Spanish Keyboard Questions

Where is the Ñ key, and why is it on the home row?

Because ñ is a distinct letter of the Spanish alphabet, not an accented N, keyboards from Spain give it a permanent key just to the right of L. Tap it for ñ and hold Shift for the capital Ñ.

How do I open a sentence with ¿ or ¡?

Spanish brackets its questions and exclamations, so you type the opening mark first. Use the key on the number row just past the apostrophe: unshifted for ¡, Shift for ¿. Then write the phrase and close it with the ordinary ? or !.

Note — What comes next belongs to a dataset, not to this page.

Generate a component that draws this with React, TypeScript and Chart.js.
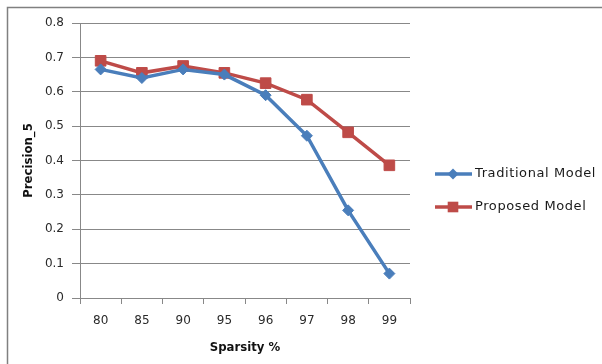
import React, { useEffect, useRef } from "react";
import { Chart, registerables } from "chart.js";

Chart.register(...registerables);

const categories = ["80", "85", "90", "95", "96", "97", "98", "99"];
const traditional = [0.665, 0.64, 0.665, 0.65, 0.59, 0.472, 0.255, 0.071];
const proposed = [0.69, 0.655, 0.675, 0.655, 0.625, 0.577, 0.482, 0.386];
const seriesNames = ["Traditional Model", "Proposed Model"];
const yTitle = "Precision_5";
const xTitle = "Sparsity %";

const BLUE = "#4A7EBB";
const RED = "#BE4B48";
const GRID = "#888888";

const framePlugin = {
  id: "frame",
  beforeDraw(chart: any) {
    const ctx = chart.ctx;
    ctx.save();
    ctx.fillStyle = "#ffffff";
    ctx.fillRect(0, 0, chart.width, chart.height);
    ctx.strokeStyle = "#808080";
    ctx.lineWidth = 1.5;
    ctx.beginPath();
    ctx.moveTo(7.5, chart.height);
    ctx.lineTo(7.5, 7.5);
    ctx.lineTo(chart.width, 7.5);
    ctx.stroke();
    ctx.restore();
  },
};

const legendPlugin = {
  id: "customLegend",
  afterDraw(chart: any) {
    const ctx = chart.ctx;
    const ys = [174, 207];
    chart.data.datasets.forEach((ds: any, i: number) => {
      const y = ys[i];
      ctx.save();
      ctx.strokeStyle = ds.borderColor;
      ctx.lineWidth = 3.5;
      ctx.beginPath();
      ctx.moveTo(435, y);
      ctx.lineTo(472, y);
      ctx.stroke();
      ctx.fillStyle = ds.borderColor;
      ctx.beginPath();
      if (ds.pointStyle === "rect") {
        const s = ds.pointRadius * Math.SQRT1_2;
        ctx.fillRect(453 - s, y - s, 2 * s, 2 * s);
      } else {
        const r = ds.pointRadius;
        ctx.moveTo(453, y - r);
        ctx.lineTo(453 + r, y);
        ctx.lineTo(453, y + r);
        ctx.lineTo(453 - r, y);
        ctx.closePath();
        ctx.fill();
      }
      ctx.fillStyle = "#1a1a1a";
      ctx.font = "13px 'DejaVu Sans'";
      (ctx as any).letterSpacing = "0.6px";
      ctx.textAlign = "left";
      ctx.textBaseline = "middle";
      ctx.fillText(ds.label, 475, y);
      ctx.restore();
    });
  },
};

export default function App() {
  const ref = useRef<HTMLCanvasElement | null>(null);

  useEffect(() => {
    document.body.style.margin = "0";
    const canvas = ref.current!;
    const chart = new Chart(canvas, {
      type: "line",
      data: {
        labels: categories,
        datasets: [
          {
            label: seriesNames[0],
            data: traditional,
            borderColor: BLUE,
            backgroundColor: BLUE,
            borderWidth: 3.5,
            pointStyle: "rectRot",
            pointRadius: 5.5,
            pointBorderWidth: 1,
            pointBackgroundColor: BLUE,
            pointBorderColor: BLUE,
            tension: 0,
          },
          {
            label: seriesNames[1],
            data: proposed,
            borderColor: RED,
            backgroundColor: RED,
            borderWidth: 3.5,
            pointStyle: "rect",
            pointRadius: 7.5,
            pointBorderWidth: 1,
            pointBackgroundColor: RED,
            pointBorderColor: RED,
            tension: 0,
          },
        ],
      },
      options: {
        responsive: false,
        animation: false,
        devicePixelRatio: 1,
        layout: { padding: { left: 8, top: 23, right: 192, bottom: 0 } },
        plugins: {
          legend: { display: false },
          tooltip: { enabled: false },
        },
        scales: {
          x: {
            offset: true,
            grid: {
              offset: true,
              drawOnChartArea: false,
              drawTicks: true,
              tickLength: 6,
              color: GRID,
            },
            border: { color: GRID, width: 1 },
            ticks: {
              color: "#2a2a2a",
              font: { family: "'DejaVu Sans'", size: 12 },
              padding: 10,
              maxRotation: 0,
            },
            title: {
              display: true,
              text: xTitle,
              color: "#111111",
              font: { family: "'DejaVu Sans Condensed', 'DejaVu Sans'", size: 13, weight: "bold" },
              padding: { top: 0, bottom: 9 },
            },
            afterFit(scale: any) {
              scale.height = 66;
            },
          },
          y: {
            min: 0,
            max: 0.8,
            ticks: {
              stepSize: 0.1,
              color: "#2a2a2a",
              font: { family: "'DejaVu Sans'", size: 12 },
              padding: 8,
              callback: (v: any) => (Number(v) === 0 ? "0" : Number(v).toFixed(1)),
            },
            grid: {
              color: GRID,
              tickLength: 8,
              drawTicks: true,
            },
            border: { color: GRID, width: 1 },
            title: {
              display: true,
              text: yTitle,
              color: "#111111",
              font: { family: "'DejaVu Sans Condensed', 'DejaVu Sans'", size: 13, weight: "bold" },
              padding: { top: 13, bottom: 0 },
            },
            afterFit(scale: any) {
              scale.width = 72;
            },
          },
        },
      },
      plugins: [framePlugin, legendPlugin],
    } as any);
    return () => chart.destroy();
  }, []);

  return <canvas ref={ref} width={602} height={364} style={{ display: "block", width: 602, height: 364 }} />;
}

How do I reach the acute accent and the diaeresis (¨)?

Both live on the top letter row, just past P: the key gives the acute accent (´) on its own and the diaeresis (¨) with Shift — the mark that appears in vergüenza and bilingüe. The most common accented vowel, á, also has its own ready-made key on the home row next to Ñ.

Is this the Spain layout or a Latin American one?

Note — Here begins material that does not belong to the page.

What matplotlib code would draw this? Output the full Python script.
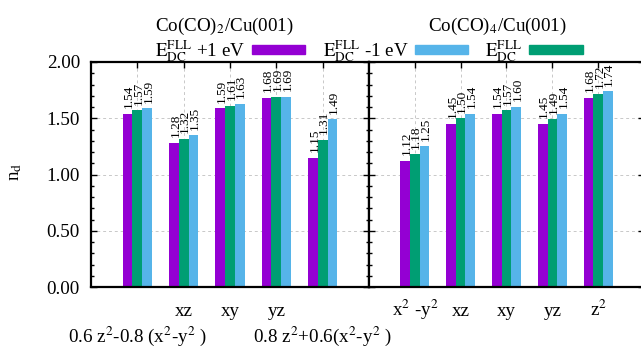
import matplotlib
matplotlib.use('Agg')
import matplotlib.pyplot as plt
from matplotlib.patches import Patch
from matplotlib.ticker import MultipleLocator, FormatStrFormatter
import numpy as np

plt.rcParams['font.family'] = ['Liberation Serif', 'DejaVu Serif']
plt.rcParams['mathtext.fontset'] = 'stix'

# ---------------- data ----------------
titles = ['Co(CO)$_2$/Cu(001)', 'Co(CO)$_4$/Cu(001)']

# left panel: Co(CO)2/Cu(001)
cats_left = ['0.6 z$^2$-0.8 (x$^2$-y$^2$ )', 'xz', 'xy', 'yz', '0.8 z$^2$+0.6(x$^2$-y$^2$ )']
cats_left_row = [1, 0, 0, 0, 1]          # 0 = first line, 1 = second line
left_plus1 = [1.54, 1.28, 1.59, 1.68, 1.15]
left_dc = [1.57, 1.32, 1.61, 1.69, 1.31]
left_minus1 = [1.59, 1.35, 1.63, 1.69, 1.49]

# right panel: Co(CO)4/Cu(001)
cats_right = ['x$^2$ -y$^2$', 'xz', 'xy', 'yz', 'z$^2$']
cats_right_row = [0, 0, 0, 0, 0]
right_plus1 = [1.12, 1.45, 1.54, 1.45, 1.68]
right_dc = [1.18, 1.50, 1.57, 1.49, 1.72]
right_minus1 = [1.25, 1.54, 1.60, 1.54, 1.74]

yticks = [0.0, 0.5, 1.0, 1.5, 2.0]
ylabel = 'n$_{\\rm d}$'
legend_labels = ['$\\mathrm{E}_{\\mathrm{DC}}^{\\mathrm{FLL}}$ +1 eV',
                 '$\\mathrm{E}_{\\mathrm{DC}}^{\\mathrm{FLL}}$ -1 eV',
                 '$\\mathrm{E}_{\\mathrm{DC}}^{\\mathrm{FLL}}$']

# ---------------- style ----------------
C_PLUS = '#9400d3'
C_DC = '#009e73'
C_MINUS = '#56b4e9'
FS = 13.7
FS_VAL = 9.5
W = 641.0
H = 349.0

fig = plt.figure(figsize=(6.41, 3.49), dpi=100)
bottom = (H - 287) / H
height = 225 / H
axL = fig.add_axes([91 / W, bottom, 278 / W, height])
axR = fig.add_axes([369 / W, bottom, 275 / W, height])

BW = 0.21


def draw(ax, cats, rows, plus1, dc, minus1, show_ylabels):
    x = np.arange(len(cats))
    ax.set_axisbelow(True)
    for off, vals, col in [(-BW, plus1, C_PLUS), (0.0, dc, C_DC), (BW, minus1, C_MINUS)]:
        bars = ax.bar(x + off, vals, width=BW, color=col, linewidth=0, zorder=2)
        for b, v in zip(bars, vals):
            ax.annotate(f'{v:.2f}', (b.get_x() + b.get_width() / 2, v),
                        xytext=(1, 4), textcoords='offset points',
                        rotation=90, ha='center', va='bottom', fontsize=FS_VAL,
                        zorder=3)
    ax.set_xlim(-1, 5)
    ax.set_ylim(0, 2)
    ax.set_xticks(x)
    ax.set_xticklabels([])
    ax.set_yticks(yticks)
    ax.yaxis.set_major_formatter(FormatStrFormatter('%.2f'))
    ax.yaxis.set_minor_locator(MultipleLocator(0.1))
    ax.tick_params(axis='both', which='both', direction='in', top=True, bottom=True,
                   left=True, right=True, width=1.0)
    ax.tick_params(axis='both', which='major', length=4.5)
    ax.tick_params(axis='both', which='minor', length=2.5)
    ax.tick_params(axis='y', labelsize=FS, pad=8, labelleft=show_ylabels)
    ax.grid(True, which='major', color='#c8c8c8', linestyle=(0, (3, 3)), linewidth=0.7)
    for s in ax.spines.values():
        s.set_linewidth(1.6)
    tr = ax.get_xaxis_transform()
    for xi, lab, r in zip(x, cats, rows):
        ax.text(xi, -0.129 if r == 0 else -0.244, lab, transform=tr,
                ha='center', va='baseline', fontsize=FS)


draw(axL, cats_left, cats_left_row, left_plus1, left_dc, left_minus1, True)
draw(axR, cats_right, cats_right_row, right_plus1, right_dc, right_minus1, False)

axL.set_ylabel(ylabel, fontsize=FS, va='center')
axL.yaxis.set_label_coords(-0.27, 0.51)

fig.text(224 / W, 1 - 31 / H, titles[0], ha='center', va='baseline', fontsize=FS)
fig.text(497 / W, 1 - 31 / H, titles[1], ha='center', va='baseline', fontsize=FS)

handles = [Patch(color=C_PLUS), Patch(color=C_MINUS), Patch(color=C_DC)]
fig.legend(handles, legend_labels, loc='center', bbox_to_anchor=(369 / W, 1 - 51 / H),
           ncol=3, frameon=False, markerfirst=False, handlelength=2.8, handleheight=0.4,
           handletextpad=0.35, columnspacing=0.9, fontsize=FS, borderpad=0,
           borderaxespad=0)

fig.savefig('out.png', dpi=100)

It follows the Spain (España) ISO layout. You can tell from the º/ª ordinal key in the top-left corner and the middle dot on Shift+3 — both absent from the Latin American arrangement. It still types exactly the same Spanish, whichever country you are writing to.

Why do the number keys give / ( ) = when I hold Shift?

This is a European ISO keyboard, where the shifted digits carry different symbols than US QWERTY. Shift+7 is /, Shift+8 is (, Shift+9 is ), Shift+0 is =, and Shift+2 gives the quotation mark ". The ampersand moves to Shift+6.

What are the little º and ª keys used for?

They are the masculine and feminine ordinal indicators, used when abbreviating ordinal numbers: 1.º for primero and 1.ª for primera. The key sits in the top-left corner — º is unshifted, ª is on Shift.